Lakers History: Showtime Prevails in OT Thriller in Atlanta

by Rodrigo Azurmendi
Staff Writer

As far as regular season games go, you can’t do much better in February than the defending champions visiting prime Dominique Wilkins and his Atlanta Hawks.

The hype must have been intense that night in Fulton County, yet both teams managed to overdeliver.

The outcome was an absolute barn burner stretched over the course of 53 thrilling minutes at the Omni Coliseum. The purple and gold took it by a score of 126-119, but the real winners were those lucky enough to witness it.

How good was the Lakers starting lineup in 1988? Four of them came into the game shooting above 50% from the field. The lone exception was A.C. Green, just missing the mark at 49%.

However, after trailing by six at the end of the first quarter, the Hawks came flying back to dramatically turn it around in the second quarter, and eventually taking a 10-point lead into the final frame.
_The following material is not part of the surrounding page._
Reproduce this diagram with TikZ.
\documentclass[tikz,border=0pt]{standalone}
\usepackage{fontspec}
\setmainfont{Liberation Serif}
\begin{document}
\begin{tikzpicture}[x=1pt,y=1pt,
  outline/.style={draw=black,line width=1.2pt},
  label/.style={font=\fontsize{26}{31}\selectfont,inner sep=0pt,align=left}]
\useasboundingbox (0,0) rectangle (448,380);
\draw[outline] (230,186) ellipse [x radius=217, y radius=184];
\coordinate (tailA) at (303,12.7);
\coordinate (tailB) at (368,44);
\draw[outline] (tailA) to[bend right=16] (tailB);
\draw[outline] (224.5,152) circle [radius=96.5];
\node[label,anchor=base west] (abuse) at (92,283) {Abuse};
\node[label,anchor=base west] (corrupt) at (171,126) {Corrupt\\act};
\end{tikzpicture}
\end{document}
Wilkins was at the height of his powers that year, averaging a career-high 30.7 points per game.

He rose to the occasion that night too, finishing with 38 (on 42 shot attempts!) but that Lakers team was always a cut above.

L.A. eventually erased the entirety of Atlanta’s lead on a Kareem Abdul-Jabbar skyhook (and-1) with 45 seconds left in regulation, prompting a wild celebration from the bench – including Pat Riley. It was the first time they were in front in the second half.

The Hawks would go on to force overtime, but by then the Lakers had all of the momentum.

Byron Scott scored 6 of his 18 in OT and Magic Johnson hit a dagger three-pointer to put the game out of reach. Earvin posted a mammoth triple-double too: 29 points, 19 assists and 11 rebounds.

You know who else dropped 38 that night? That would be James Worthy, who shot a fantastic 17-of-27 from the field and was perfect at the charity stripe in four attempts.

Green added 17 and 11 boards, while Cap chipped in 12 points to make sure the entirety of the starting five scored in double digits.

The Lakers finished the regular season with the best record in the NBA at 60-12 and wound up defeating the Detroit Pistons in the Finals to earn the 11th title in franchise history – and the final one of the Showtime Era.